Time to walk the walk



New York Daily News: Sen. Barack Obama is running for president as a Man Above It All.
He derides the "smallness of our politics" and pledges to be the president who can bring the nation together. His book titles -- "The Audacity of Hope," "Dreams From My Father" -- reach for grandiloquence.
Obama goes so far as to suggest he's leading a movement, not a campaign, and would-be presidents need not churn out lengthy policy proposals. "They say, well, we want specifics, we want details, we want white papers, we want plans," he said at the start of his run. "We've had plans, Democrats. What we've had is a shortage of hope."
But eloquence and aspirations can't win a war or keep America the world's economic leader and safe from terrorism. So when Obama's rhetoric goes haywire -- as it did when he said tornadoes killed 10,000 in Kansas, or when he called the lives of Iraq war dead "wasted," or when he compared the Virginia Tech massacre to the "verbal violence" of Don Imus -- he falls further than other candidates because rhetoric is the foundation of his campaign.
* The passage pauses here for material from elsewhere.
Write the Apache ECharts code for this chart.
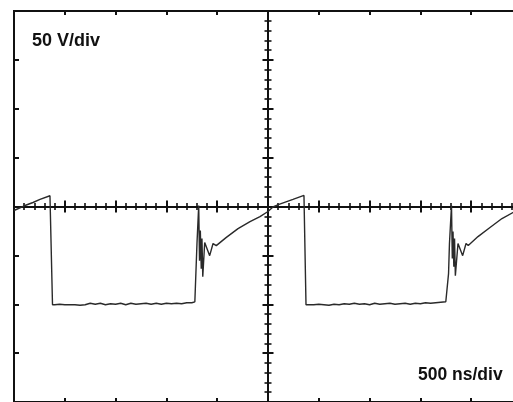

Obama must show he understands that charisma cannot produce consensus, candidates are not prophets and speechifying isn't leading.
Novel plan
The man has begun to fill in outlines. While his anti-war position is clear, last month he gave a speech calling for a bigger military and made clear America should not hesitate to use force in the face of security threats. In Detroit last week, he unveiled a somewhat novel plan to encourage production of fuel-efficient hybrid vehicles. He is getting more detailed on health care.
Now, he needs to step it up. He needs to show he will answer tough questions, with specifics, even if it threatens the "consensus" he seeks to ride into the White House.